# The problem
Pull out every line below holding the word "this".

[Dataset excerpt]
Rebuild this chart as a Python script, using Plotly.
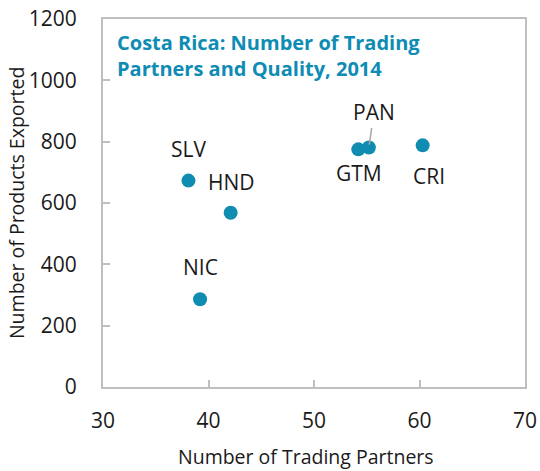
import plotly.graph_objects as go

countries = ["SLV", "HND", "NIC", "GTM", "PAN", "CRI"]
trading_partners = [38.1, 42.1, 39.2, 54.2, 55.2, 60.3]
products_exported = [673, 568, 286, 775, 781, 788]

# label offsets in pixels (dx, dy) relative to each point
label_dx = [0, 1, 0, 1, 0, 6]
label_dy = [-32, -31, -32, 24, 0, 31]

dot_color = "#0F8CB0"
font_family = "Open Sans, Noto Sans, sans-serif"
text_color = "#1a1a1a"

fig = go.Figure()
fig.add_trace(go.Scatter(
    x=trading_partners, y=products_exported, mode="markers",
    marker=dict(size=14, color=dot_color),
    hoverinfo="skip", showlegend=False,
))

for c, x, y, dx, dy in zip(countries, trading_partners, products_exported, label_dx, label_dy):
    if c == "PAN":
        fig.add_annotation(
            x=x, y=y, text=c, showarrow=True, arrowhead=0, arrowwidth=1.5,
            arrowcolor="#A6A6A6", ax=5, ay=-35, standoff=3,
            font=dict(size=21, color=text_color, family=font_family),
        )
    else:
        fig.add_annotation(
            x=x, y=y, text=c, showarrow=False, xshift=dx, yshift=-dy,
            font=dict(size=21, color=text_color, family=font_family),
        )

fig.add_annotation(
    xref="paper", yref="paper", x=0.028, y=0.978, xanchor="left", yanchor="top",
    align="left", showarrow=False,
    text="<b>Costa Rica: Number of Trading<br>Partners and Quality, 2014</b>",
    font=dict(size=20, color="#0E8CB4", family=font_family),
)

# axis titles
fig.add_annotation(
    xref="paper", yref="paper", x=0.48, y=-0.19, xanchor="center", yanchor="middle",
    showarrow=False, text="Number of Trading Partners",
    font=dict(size=19.5, color=text_color, family=font_family),
)
fig.add_annotation(
    xref="paper", yref="paper", x=-0.206, y=0.5, xanchor="center", yanchor="middle",
    showarrow=False, text="Number of Products Exported", textangle=-90,
    font=dict(size=19.5, color=text_color, family=font_family),
)

axis_common = dict(
    showgrid=False, zeroline=False, showline=True, mirror=True, automargin=False,
    linecolor="#BFBFBF", linewidth=2, ticks="inside", ticklen=7,
    tickcolor="#BFBFBF", tickwidth=1.5, ticklabeloverflow="allow",
    tickfont=dict(size=21, color=text_color, family=font_family),
)

fig.update_layout(
    width=540, height=471,
    margin=dict(l=103, r=15, t=19, b=84),
    paper_bgcolor="white", plot_bgcolor="white",
    font=dict(family=font_family, color=text_color),
    xaxis=dict(range=[30, 70], tickvals=[30, 40, 50, 60, 70], ticklabelstandoff=14,
               **axis_common),
    yaxis=dict(range=[0, 1200], tickvals=[0, 200, 400, 600, 800, 1000, 1200],
               ticklabelstandoff=20, **axis_common),
)

fig.write_html(
    "out.html",
    config={"displayModeBar": False},
    post_script="document.body.style.margin='0';document.body.style.overflow='hidden';",
)
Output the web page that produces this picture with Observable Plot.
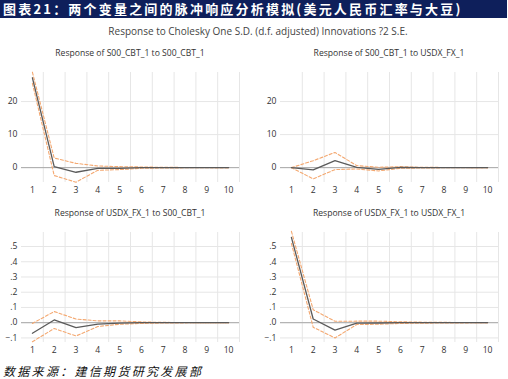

# Exercise response
Rebuild this chart as a Python script, using Plotly.
Output the web page that produces this picture with Observable Plot.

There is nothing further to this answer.